Engle ended with a word of caution that until a full economy of training and education is up and running, the industry and educators must be cautious. He cited a battery manufacturing plant in Georgia that had to “scale back an expansion program because they couldn’t find the training resources.” He continued: “And one project in the West had to bus in people because they couldn’t find enough people locally.”

And while many of the manufacturing jobs will be considered blue-collar, the reality is that many roles in the plants will not be traditional hands-on jobs. Most battery cases, for example, are built without ever being touched by human hands.

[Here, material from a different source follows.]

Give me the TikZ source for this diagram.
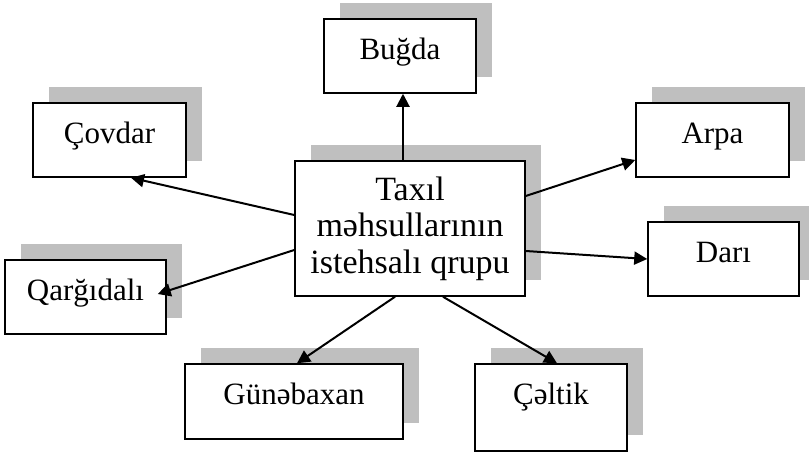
\documentclass[tikz,border=0pt]{standalone}
\usepackage{fontspec}
\setmainfont{Liberation Serif}
\usetikzlibrary{shadows,arrows.meta}

\begin{document}
\begin{tikzpicture}[x=0.5pt,y=-0.5pt,
	kasten/.style={draw,line width=0.75pt,fill=white,inner sep=0pt,
		drop shadow={shadow xshift=8pt,shadow yshift=8pt,fill=black!25,opacity=1}},
	sorte/.style={kasten,font=\fontsize{15.5}{18}\selectfont,text height=20pt},
	pfeil/.style={line width=1pt,-{Triangle[length=6.5pt,width=6.5pt]}}]
	\useasboundingbox (0,0) rectangle (809,455);
	
	\node[kasten,minimum width=115pt,minimum height=67.5pt,align=center,
		font=\fontsize{17}{18.25}\selectfont] (taxil) at (410,228.5)
		{Taxıl\\məhsullarının\\istehsalı qrupu};
	
	\node[sorte,minimum width=76pt,text depth=17pt]   (bugda)     at (400,56)    {Buğda};
	\node[sorte,minimum width=76.5pt,text depth=17pt] (covdar)    at (109.5,140) {Çovdar};
	\node[sorte,minimum width=76.5pt,text depth=17pt] (arpa)      at (712.5,140) {Arpa};
	\node[sorte,minimum width=75.5pt,text depth=17pt] (dari)      at (723.5,259) {Darı};
	\node[sorte,minimum width=80.5pt,text depth=17pt] (qargidali) at (85.5,297)  {Qarğıdalı};
	\node[sorte,minimum width=109pt,text depth=17.5pt] (gunebaxan) at (294,401.5) {Günəbaxan};
	\node[sorte,minimum width=76pt,text depth=23.5pt] (celtik)    at (551,407.5) {Çəltik};
	
	%\draw[thin,gray] (taxil) -- (bugda);
	\draw[pfeil] ([xshift=-3.5pt]taxil.north) -- ([xshift=-3.5pt]taxil.north |- bugda.south);
	\draw[pfeil] ([yshift=6.75pt]taxil.west) -- ([xshift=10.75pt]covdar.south);
	\draw[pfeil] ([yshift=-10.75pt]taxil.west) -- ([xshift=-4.5pt,yshift=1.5pt]qargidali.east);
	\draw[pfeil] ([yshift=16.25pt]taxil.east) -- ([yshift=-10pt]arpa.west);
	\draw[pfeil] ([yshift=-11.25pt]taxil.east) -- (dari.west);
	\draw[pfeil] ([xshift=-7.5pt]taxil.south) -- ([xshift=1.5pt]gunebaxan.north);
	\draw[pfeil] ([xshift=16.5pt]taxil.south) -- ([xshift=3pt]celtik.north);
\end{tikzpicture}
\end{document}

Amphenol’s Engle agreed that it’s important that those leading the training and education push acknowledge the nature of the work. “It is not a low-skill industry, it is a moderate- to high-skill industry. And even without a bachelor's or a Ph.D, there are a lot of roles for software programmers, for other application spaces, even things like water control, you know, you're using a lot of water in these plants,” he said. “And you need to have somebody who is basically a hydrologist. So there's a lot of activity here that's associated with manufacturing, that is not just being an electric chemist, not just basically understanding the batteries, but understanding that whole process flow from beginning to end. And the automation and the data acquisition are a huge part of that.”